A political science professor who focuses on linguistics, Anderson compared the debate over Obamacare subsidies to a famous philosophical example of how language works. Consider this sentence: “The King of France is not bald.” It is neither true nor false because the presupposition -- that there is a king of France -- is not true. The sentence, therefore, stands for nothing.
Under Obamacare, Anderson said, the presupposition is that the state has established an exchange. But in the absence of a state-established exchange (i.e., where the exchange is run by the federal government), he argued, the subsidy clause stands for nothing.
“From a linguistic point of view it would be possible to read the passage as imposing no restriction. Somebody else might read it some other way, but there is no reason to prefer one reading to the other,” said Anderson. “If the legislators had wanted to restrict the tax credit to premiums for those plans in which the taxpayer had enrolled through an Exchange established by the State, they could have written 'only' somewhere: for example, instead of 'and': 'but only when the taxpayer enrolled in the plan through an Exchange established by the State.'"
Eve V. Clark, a professor of linguistics at Stanford University, agreed with Anderson’s analysis.
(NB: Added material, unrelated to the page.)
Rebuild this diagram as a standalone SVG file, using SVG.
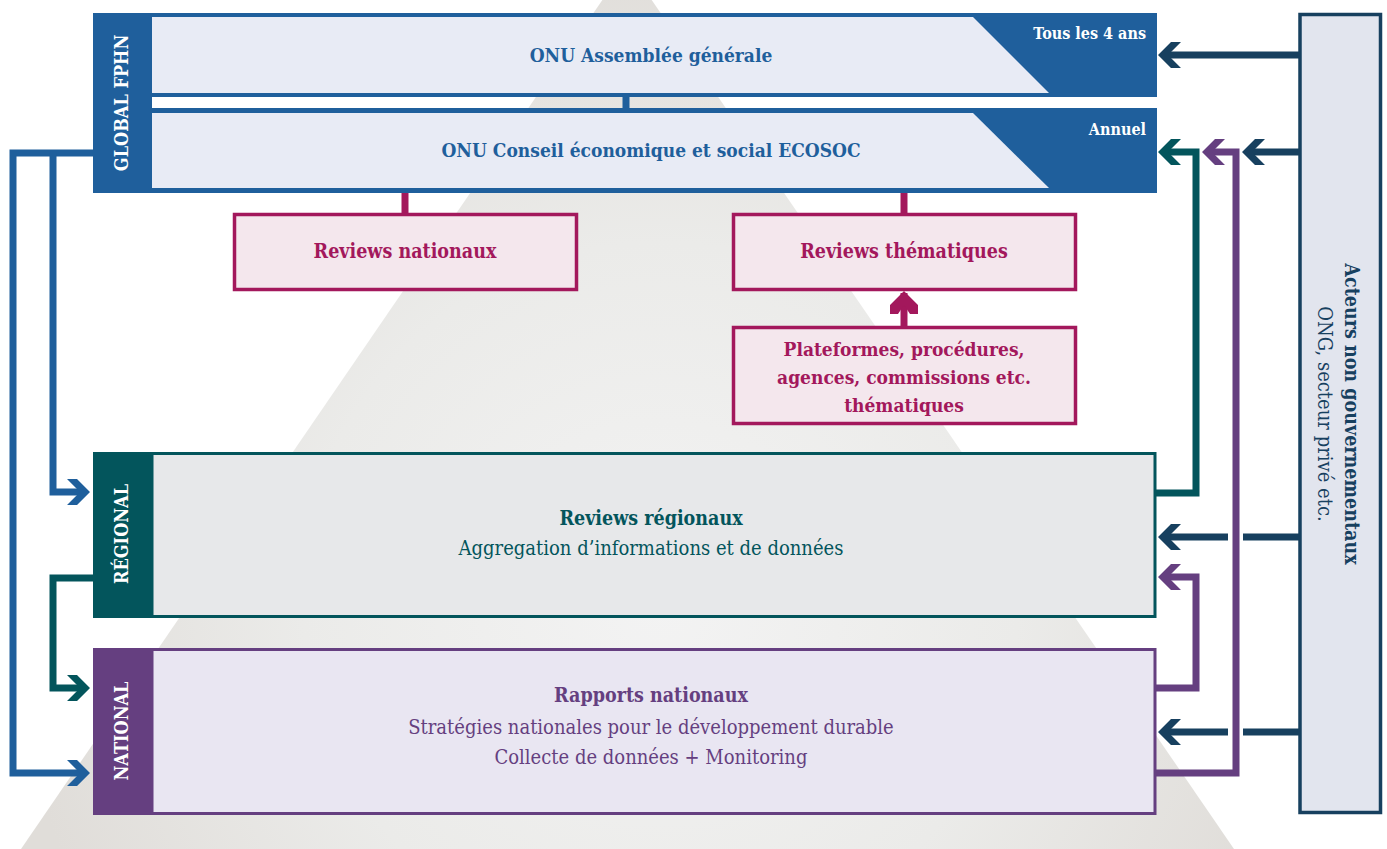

The Affordable Care Act doesn’t explicitly say that “only” state exchanges can issue subsidies, nor does it explicitly say that subsidies will be awarded in federally run exchanges. With that ambiguity, she noted, it becomes a question of what the law, more broadly and elsewhere, intended and whether “one can force the Federal Government to be discriminatory” by denying tax credits to certain states and individuals.
“For states that did not set up state exchanges, residents always had the option of getting affordable health care from the federal exchange,” said Clark. “And I’d assume that any benefits from the state exchange would automatically be carried over to the federal exchange. So then the issue becomes one of whether one can force the Federal Government to discriminate against those people who had no state option here. But to do so would clearly violate equal protection, something that is supposedly enshrined in federal law.”
George Lakoff, a cognitive linguistics professor at the University of California, Berkeley, also supported Anderson’s argument. But he geared his own observation more toward the plaintiffs' purpose in their reading of the law. A Democratic Party adviser and admitted progressive, Lakoff cited Grice's Maxim of Relevance to make his point.
According to the late British language philosopher H. Paul Grice, irrelevance is a hallmark of uncooperative discourse. Things are stated that may be factually true but aren't really relevant to what the other speaker said. For example, a motorist runs out of gas at night and flags a passerby to ask if there is a gas station near. The passerby replies, "There is a gas station around the corner," while knowing that the gas station is closed.
“He has said something true, but irrelevant to the concern of the motorist, and hence uncooperative,” said Lakoff.
The professor then pivoted to King v. Burwell: “The plaintiffs in this case are engaging in uncooperative discourse, since they disagree with the intent of the legislation and want to attack or overturn it.”
CORRECTION: A previous version of this article misstated George Lakoff's name.